The performance and support for the UK’s music industry has been a topic of hot debate over the past year. Stellar sales figures and award show dominance by the likes of Adele and Mumford & Sons have ushered in talk about how the make the most of these successes and encourage grass roots music making to ensure the industry retains its strength and quality.
While politicians, economists and players argue the toss about funding, rights and the role of the UK government, a number of successful South African musicians are looking to give something back in an exciting new project that aims to give the talent of the Rainbow Nation a platform to shine and thrive.
Founded by award-winning Baritone Njabulo Madlala, the Amazwi Omzansi Africa Project (Voices of South Africa) is an artist driven initiative aimed at providing support and opportunities to the young and highly talented musicians of South Africa through training, education, mentoring and promotion.

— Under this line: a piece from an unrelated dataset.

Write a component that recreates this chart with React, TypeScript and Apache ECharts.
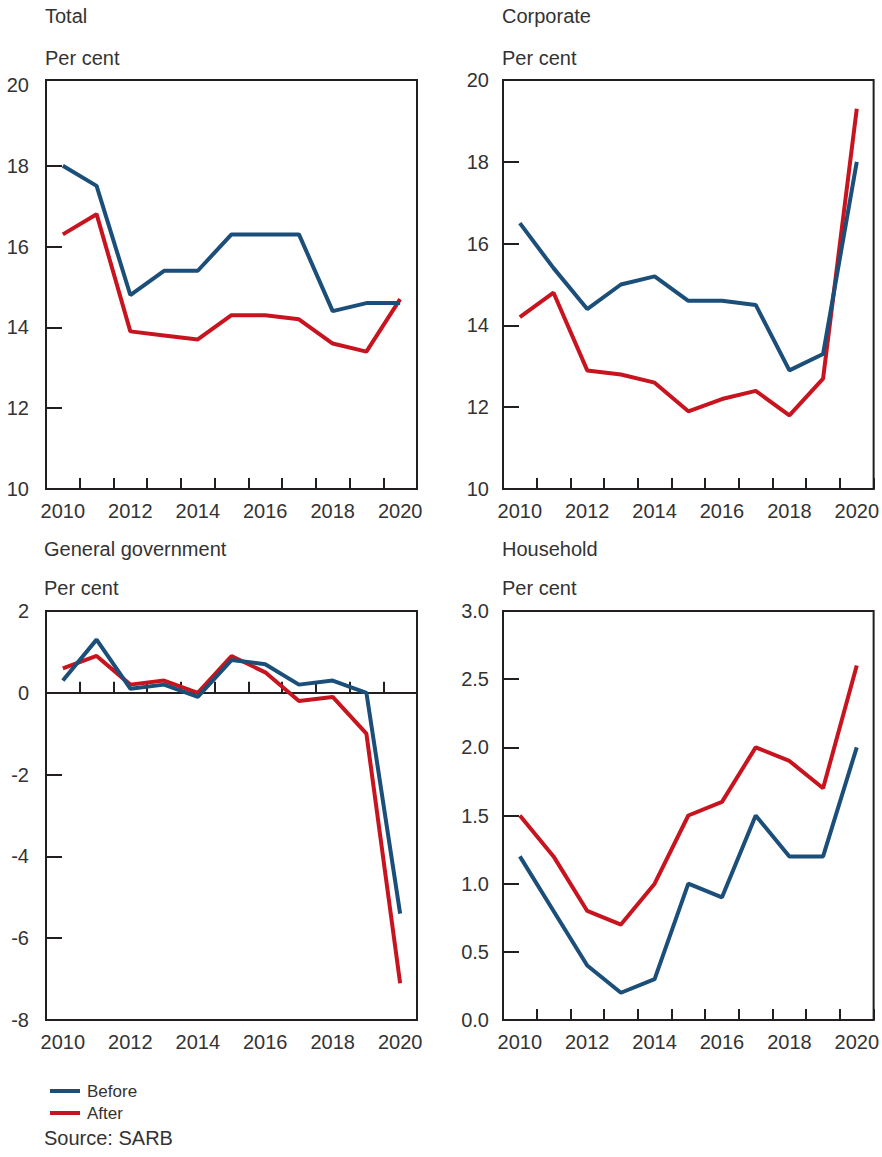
import React, { useEffect, useRef } from "react";
import * as echarts from "echarts";

const years = ["2010", "2011", "2012", "2013", "2014", "2015", "2016", "2017", "2018", "2019", "2020"];

const totalBefore = [18.0, 17.5, 14.8, 15.4, 15.4, 16.3, 16.3, 16.3, 14.4, 14.6, 14.6];
const totalAfter = [16.3, 16.8, 13.9, 13.8, 13.7, 14.3, 14.3, 14.2, 13.6, 13.4, 14.7];

const corpBefore = [16.5, 15.4, 14.4, 15.0, 15.2, 14.6, 14.6, 14.5, 12.9, 13.3, 18.0];
const corpAfter = [14.2, 14.8, 12.9, 12.8, 12.6, 11.9, 12.2, 12.4, 11.8, 12.7, 19.3];

const govBefore = [0.3, 1.3, 0.1, 0.2, -0.1, 0.8, 0.7, 0.2, 0.3, 0.0, -5.4];
const govAfter = [0.6, 0.9, 0.2, 0.3, 0.0, 0.9, 0.5, -0.2, -0.1, -1.0, -7.1];

const houseBefore = [1.2, 0.8, 0.4, 0.2, 0.3, 1.0, 0.9, 1.5, 1.2, 1.2, 2.0];
const houseAfter = [1.5, 1.2, 0.8, 0.7, 1.0, 1.5, 1.6, 2.0, 1.9, 1.7, 2.6];

const totalTicks = [10, 12, 14, 16, 18, 20];
const corpTicks = [10, 12, 14, 16, 18, 20];
const govTicks = [-8, -6, -4, -2, 0, 2];
const houseTicks = [0, 0.5, 1.0, 1.5, 2.0, 2.5, 3.0];

const panelTitles = ["Total", "Corporate", "General government", "Household"];
const unitLabel = "Per cent";
const seriesNames = ["Before", "After"];
const sourceText = "Source: SARB";

const BLUE = "#1b4f79";
const RED = "#c8141f";
const INK = "#231f20";
const TEXT = "#333333";
const FONT = "Liberation Sans, Arial, sans-serif";

export default function App() {
  const ref = useRef<HTMLDivElement>(null);
  useEffect(() => {
    if (!ref.current) return;
    const chart = echarts.init(ref.current, undefined, { renderer: "svg" });

    const panels = [
      { left: 46, top: 80, min: 10, max: 20.12, interval: 2, dec: 0, ticks: totalTicks, before: totalBefore, after: totalAfter, labelMargin: 17, zero: false },
      { left: 503, top: 80, min: 10, max: 20, interval: 2, dec: 0, ticks: corpTicks, before: corpBefore, after: corpAfter, labelMargin: 14, zero: false },
      { left: 46, top: 611, min: -8, max: 2, interval: 2, dec: 0, ticks: govTicks, before: govBefore, after: govAfter, labelMargin: 17, zero: true },
      { left: 503, top: 611, min: 0, max: 3, interval: 0.5, dec: 1, ticks: houseTicks, before: houseBefore, after: houseAfter, labelMargin: 14, zero: false },
    ];
    const W = 371;
    const H = 409;

    const grid = panels.map((p) => ({
      left: p.left,
      top: p.top,
      width: W,
      height: H,
      show: true,
      borderColor: INK,
      borderWidth: 2,
      backgroundColor: "transparent",
      containLabel: false,
    }));

    const xAxis = panels.map((p, i) => ({
      type: "category",
      gridIndex: i,
      data: years,
      boundaryGap: true,
      axisLine: { show: true, lineStyle: { color: INK, width: 2 } },
      axisTick: { show: true, inside: true, length: 11, interval: 0, lineStyle: { color: INK, width: 2 } },
      axisLabel: { interval: 1, margin: 12, fontSize: 20, color: TEXT, fontFamily: FONT },
      splitLine: { show: false },
    }));

    const yAxis = panels.map((p, i) => ({
      type: "value",
      gridIndex: i,
      min: p.min,
      max: p.max,
      interval: p.interval,
      axisLine: { show: true, lineStyle: { color: INK, width: 2 } },
      axisTick: {
        show: true,
        inside: true,
        length: 16,
        customValues: p.ticks.slice(1, -1),
        lineStyle: { color: INK, width: 2 },
      },
      axisLabel: {
        margin: p.labelMargin,
        fontSize: 20,
        color: TEXT,
        fontFamily: FONT,
        customValues: p.ticks,
        formatter: (v: number) => v.toFixed(p.dec),
      },
      splitLine: { show: false },
    }));

    const series: any[] = [];
    panels.forEach((p, i) => {
      const after: any = {
        type: "line",
        name: seriesNames[1],
        xAxisIndex: i,
        yAxisIndex: i,
        data: p.after,
        symbol: "none",
        lineStyle: { color: RED, width: 4 },
        itemStyle: { color: RED },
        z: 3,
      };
      const before: any = {
        type: "line",
        name: seriesNames[0],
        xAxisIndex: i,
        yAxisIndex: i,
        data: p.before,
        symbol: "none",
        lineStyle: { color: BLUE, width: 4 },
        itemStyle: { color: BLUE },
        z: 4,
      };
      if (p.zero) {
        after.markLine = {
          silent: true,
          symbol: ["none", "none"],
          label: { show: false },
          lineStyle: { color: INK, width: 1, type: "solid" },
          data: [{ yAxis: 0 }],
          z: 1,
        };
      }
      series.push(after, before);
    });

    const titlePos = [
      { x: 45, y: 16 },
      { x: 502, y: 16 },
      { x: 44, y: 549 },
      { x: 502, y: 549 },
    ];
    const unitPos = [
      { x: 45, y: 58 },
      { x: 502, y: 58 },
      { x: 44, y: 588 },
      { x: 502, y: 588 },
    ];
    const graphic: any[] = [];
    panelTitles.forEach((t, i) => {
      graphic.push({
        type: "text",
        x: titlePos[i].x,
        y: titlePos[i].y,
        style: { text: t, fontSize: 20, fill: TEXT, fontFamily: FONT, verticalAlign: "middle", align: "left" },
      });
      graphic.push({
        type: "text",
        x: unitPos[i].x,
        y: unitPos[i].y,
        style: { text: unitLabel, fontSize: 20, fill: TEXT, fontFamily: FONT, verticalAlign: "middle", align: "left" },
      });
    });
    graphic.push({
      type: "text",
      x: 44,
      y: 1138,
      style: { text: sourceText, fontSize: 20, fill: TEXT, fontFamily: FONT, verticalAlign: "middle", align: "left" },
    });

    chart.setOption({
      animation: false,
      backgroundColor: "#ffffff",
      grid,
      xAxis,
      yAxis,
      series,
      graphic,
      legend: {
        orient: "vertical",
        left: 45,
        top: 1077,
        data: [
          { name: seriesNames[0], icon: "rect", itemStyle: { color: BLUE } },
          { name: seriesNames[1], icon: "rect", itemStyle: { color: RED } },
        ],
        itemWidth: 30,
        itemHeight: 4,
        itemGap: 4,
        textStyle: { fontSize: 17, color: TEXT, fontFamily: FONT, padding: [0, 0, 0, 2], lineHeight: 18 },
        selectedMode: false,
      },
    });
    return () => chart.dispose();
  }, []);

  return (
    <div
      ref={ref}
      style={{ position: "absolute", left: 0, top: 0, width: 882, height: 1157, background: "#fff" }}
    />
  );
}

Other key aims of the project are to bring Western Classical music to a wider audience within South Africa, inspiring a new generation of musicians, while raising awareness of South African music and composers abroad. Alongside the musical concerns of the group, Amazwi Omzansi Africa are also committed to raising money, awareness and support for the fight against HIV/Aids and community and social issues.
The project is currently running a competition to find the best and brightest new South African talent from across the country for the Amazwi Omzansi Africa Performing Arts International Festival. First auditions are set to take place from December 13 and full details can be found on the competition website.
On November 23, Madlala and pianist Will Vann will be performing a special fundraising concert at St James Piccadilly, London entitled The Dream, The Hope: Our Homeland. The two performers will also be joined by Ben Schoeman, Ahmed Dickinson and Neal Thornton. Tickets are available online.
Amazwi Omzansi Africa plan to provide regular events, workshops and concerts to raise money and visibility for their cause, with hopes of founding a dedicated recording label and artist management company, expanding beyond music and into drama and the visual arts.
What do you think of the Amazwi Omzansi Africa initiative? How would you like to see musicians give something back to your community?